The Perils of Piecemeal Perception.

I just came across an advert for a computer program that enables employers to monitor their employee’s internet usage. Anybody, anywhere can buy it.

So, first things first: Anybody in any situation can make a case for being allowed to watch the activities of those in whom they believe themselves to have a legitimate interest. But that isn’t the big picture. It’s the piecemeal, fragmented picture. It’s like defining a jigsaw puzzle in terms of one piece. The big picture is this:

Western culture is becoming ever more obsessed with the surveillance mentality. Britain, for example, is said to have the greatest number of CCTV cameras per capita of any country in the world. I don’t know whether that’s true, but it wouldn’t surprise me. The damn things are everywhere. And now there are fresh proposals to allow the security services to monitor every private person’s e-mail correspondence.

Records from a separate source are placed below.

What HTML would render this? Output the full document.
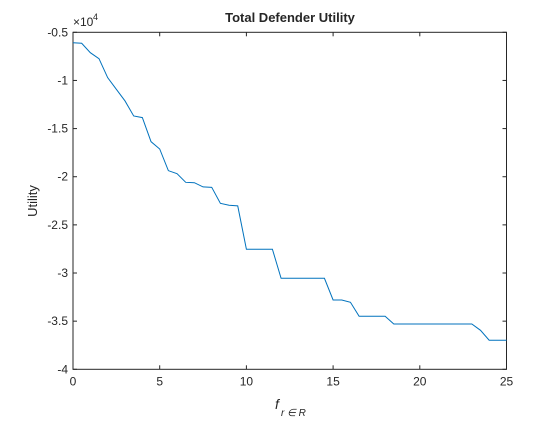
<!DOCTYPE html>
<html><head><meta charset="utf-8"><style>
body{margin:0;background:#fff;}
svg text{font-family:"Liberation Sans",Arial,sans-serif;fill:#262626;}
</style></head><body>
<svg id="chart" width="560" height="420" viewBox="0 0 560 420" xmlns="http://www.w3.org/2000/svg">
<rect width="560" height="420" fill="#fff"/>
<g id="g"></g>
</svg>
<script>
const xs=[0,0.5,1,1.5,2,2.5,3,3.5,4,4.5,5,5.5,6,6.5,7,7.5,8,8.5,9,9.5,10,10.5,11,11.5,12,12.5,13,13.5,14,14.5,15,15.5,16,16.5,17,17.5,18,18.5,19,19.5,20,20.5,21,21.5,22,22.5,23,23.5,24,24.5,25];
const ys=[-0.608,-0.614,-0.712,-0.774,-0.971,-1.092,-1.213,-1.369,-1.386,-1.636,-1.712,-1.937,-1.968,-2.058,-2.062,-2.106,-2.11,-2.276,-2.296,-2.303,-2.753,-2.753,-2.753,-2.753,-3.055,-3.055,-3.055,-3.055,-3.055,-3.055,-3.28,-3.28,-3.304,-3.449,-3.449,-3.449,-3.449,-3.529,-3.529,-3.529,-3.529,-3.529,-3.529,-3.529,-3.529,-3.529,-3.529,-3.595,-3.698,-3.698,-3.698];
const xTicks=[0,5,10,15,20,25];
const yTicks=[-0.5,-1,-1.5,-2,-2.5,-3,-3.5,-4];
const yTickLabels=["-0.5","-1","-1.5","-2","-2.5","-3","-3.5","-4"];
const L=73,R=506.5,T=32.3,B=369.3;
const sx=v=>L+(v-0)/(25-0)*(R-L);
const sy=v=>T+(-0.5-v)/3.5*(B-T);
const g=document.getElementById('g');
const NS='http://www.w3.org/2000/svg';
function mk(tag,attrs,txt){const e=document.createElementNS(NS,tag);for(const k in attrs)e.setAttribute(k,attrs[k]);if(txt!==undefined)e.textContent=txt;g.appendChild(e);return e;}
let e=mk('rect',{x:L,y:T,width:R-L,height:B-T,fill:'#fff',stroke:'#262626','stroke-width':1});


xTicks.forEach(v=>{const x=sx(v);
 mk('line',{x1:x,x2:x,y1:B,y2:B-4,stroke:'#262626'});
 mk('line',{x1:x,x2:x,y1:T,y2:T+4,stroke:'#262626'});
 const t=mk('text',{x:x,y:B+16,'text-anchor':'middle','font-size':'12'},String(v));
 
 
});
yTicks.forEach((v,i)=>{const y=sy(v);
 mk('line',{x1:L,x2:L+4,y1:y,y2:y,stroke:'#262626'});
 mk('line',{x1:R,x2:R-4,y1:y,y2:y,stroke:'#262626'});
 const t=mk('text',{x:L-5,y:y+4,'text-anchor':'end','font-size':'12'},yTickLabels[i]);
 
 
});
const p=mk('polyline',{points:xs.map((x,i)=>sx(x)+','+sy(ys[i])).join(' '),fill:'none',stroke:'#0072BD','stroke-width':1});


let t=mk('text',{x:290,y:22,'text-anchor':'middle','font-size':'13','font-weight':'bold'},'Total Defender Utility');


t=mk('text',{x:73,y:26,'font-size':'12'},'\u00d710');


t=mk('text',{x:93,y:20,'font-size':'9'},'4');


t=mk('text',{x:0,y:0,'text-anchor':'middle','font-size':'13',transform:'translate(37,201) rotate(-90)'},'Utility');


t=mk('text',{x:275,y:409,'font-size':'14','font-style':'italic'},'f');


t=mk('text',{x:281,y:416,'font-size':'10','font-style':'italic'},'r \u2208 R');


</script>
</body></html>
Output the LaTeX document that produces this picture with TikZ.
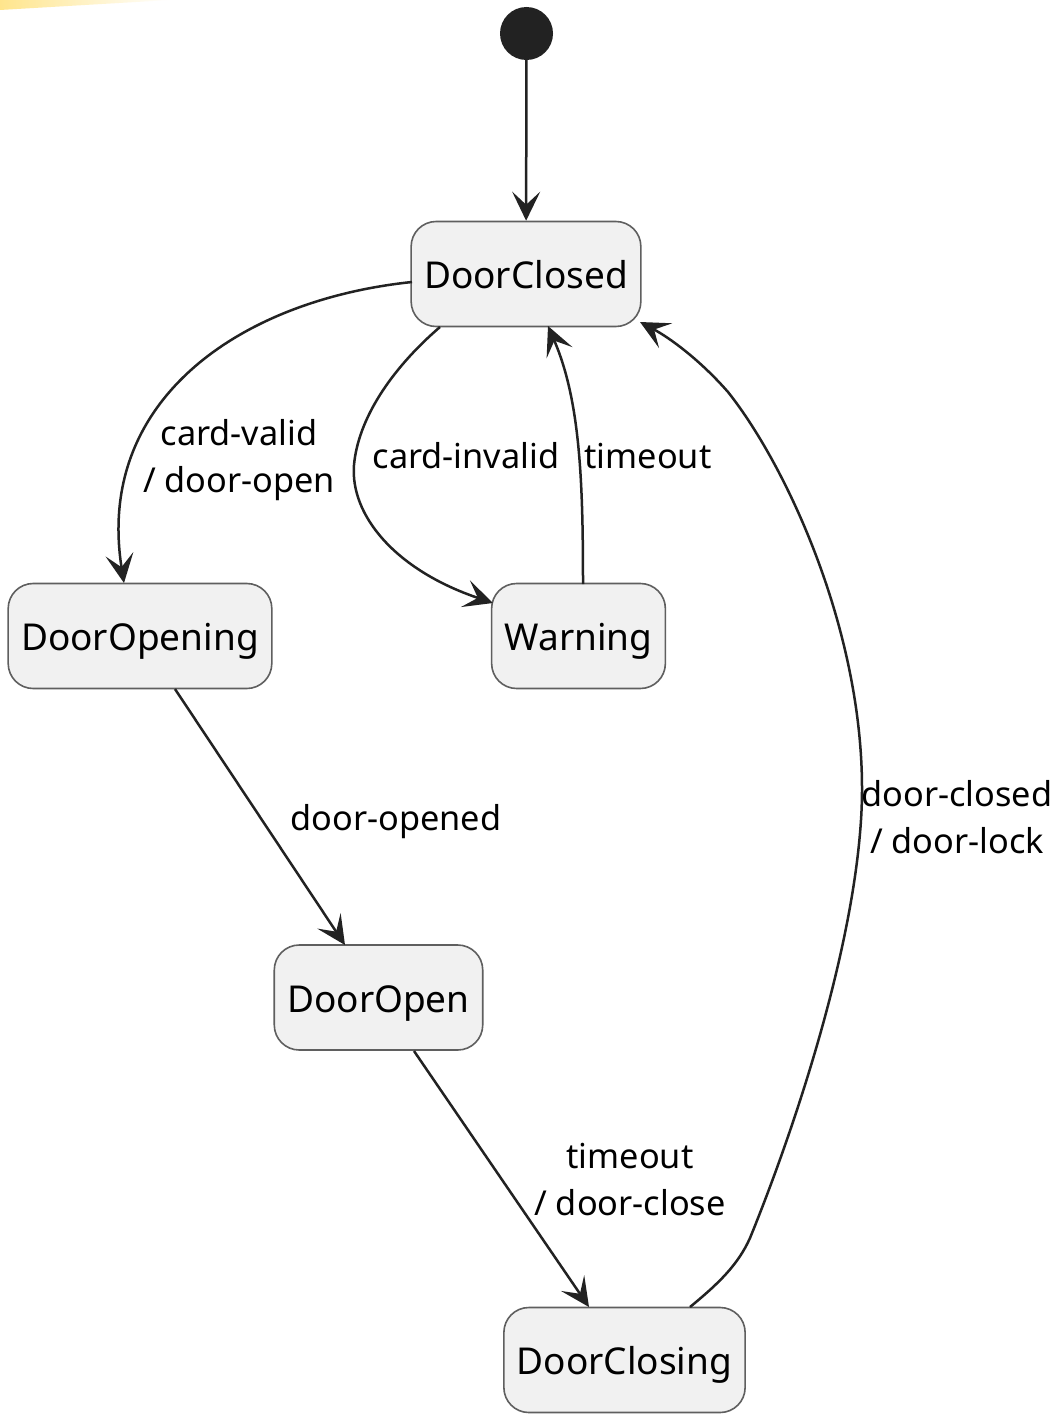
\documentclass[tikz,border=0pt]{standalone}
\usepackage{fontspec}
\setmainfont{Noto Sans}
\usetikzlibrary{arrows.meta}
\definecolor{statefill}{HTML}{F1F1F1}
\definecolor{stateline}{HTML}{5F5F5F}
\definecolor{ink}{HTML}{222222}
\tikzset{
  statebox/.style={draw=stateline, line width=1.6pt, fill=statefill, rounded corners=25pt,
    minimum height=105pt, inner xsep=13pt, text height=29pt, text depth=0pt,
    font=\fontsize{37}{44}\selectfont, text=black},
  startdot/.style={circle, fill=ink, minimum size=53pt, inner sep=0pt},
  trans/.style={draw=ink, line width=2.5pt, -{Stealth[length=29pt, width=28pt, inset=13pt]}},
  lbl/.style={font=\fontsize{34.3}{46.5}\selectfont, align=center, text=black, inner sep=0pt},
}
\begin{document}
\begin{tikzpicture}[x=1pt, y=-1pt]
\useasboundingbox (0,0) rectangle (1062,1421);
\fill[white] (0,0) rectangle (1062,1421);
\shade[left color=yellow!55!orange!45, right color=white] (0,0) -- (170,0) -- (0,10) -- cycle;

\node[startdot] (init) at (526.5,33.5) {};
\node[statebox, minimum width=228pt] (closed) at (526,274) {DoorClosed};
\node[statebox, minimum width=262pt] (opening) at (140,636) {DoorOpening};
\node[statebox, minimum width=173pt] (warning) at (578.5,636) {Warning};
\node[statebox, minimum width=208pt] (open) at (378.5,997.5) {DoorOpen};
\node[statebox, minimum width=241pt] (closing) at (624.5,1360) {DoorClosing};

\coordinate (c1s) at (412,282);
\coordinate (c1e) at (124,583);
\coordinate (c2s) at (440,327);
\coordinate (c2e) at (493,603);
\coordinate (w1s) at (583,584);
\coordinate (w1e) at (548,326);
\coordinate (o1s) at (175,689);
\coordinate (o1e) at (345,945);
\coordinate (o2s) at (414,1051);
\coordinate (o2e) at (589,1307);
\coordinate (d1s) at (690,1307);
\coordinate (d1e) at (640,322);

\draw[trans] (init) -- (closed);
\draw[trans] (c1s) .. controls (240,300) and (95,400) .. (c1e);
\draw[trans] (c2s) .. controls (390,370) and (358,420) .. (354,465) .. controls (350,515) and (395,570) .. (c2e);
\draw[trans] (w1s) .. controls (583,480) and (580,400) .. (w1e);
\draw[trans] (o1s) -- (o1e);
\draw[trans] (o2s) -- (o2e);
\draw[trans] (d1s) .. controls (718,1284) and (738,1265) .. (750,1238) .. controls (790,1140) and (852,960) .. (861,820) .. controls (872,650) and (790,470) .. (728,392) .. controls (700,360) and (670,338) .. (d1e);

\node[lbl, anchor=base] (l1) at (239,492) {card-valid\\/ door-open};
\node[lbl, anchor=base] (l2) at (466,468) {card-invalid};
\node[lbl, anchor=base] (l3) at (648,468) {timeout};
\node[lbl, anchor=base] (l4) at (396,830) {door-opened};
\node[lbl, anchor=base] (l5) at (630,1215) {timeout\\/ door-close};
\node[lbl, anchor=base] (l6) at (957,853) {door-closed\\/ door-lock};
\end{tikzpicture}
\end{document}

Whenever individual examples of any kind of surveillance are contested, the answer is always along the lines of ‘we have a right to know this’ or ‘we’re doing this for your safety.’ This is the piecemeal approach, and it suits those with a vested interest in it because an individual piece of a jigsaw gives little clue as to what the whole picture looks like. They obviously don’t want people to see the whole picture; it doesn’t suit their purposes.

And so it goes on, bit by piecemeal bit, inexorably, hysterically, gradually bringing us closer and closer to the kind of society that Orwell envisaged as long ago as 1948. We’re getting there, and nobody is moving to stop it because nobody knows how to stop looking at each piece of a jigsaw in isolation.

It’s New Year’s Eve 1983, folks. Will anybody find a way to stop the clock?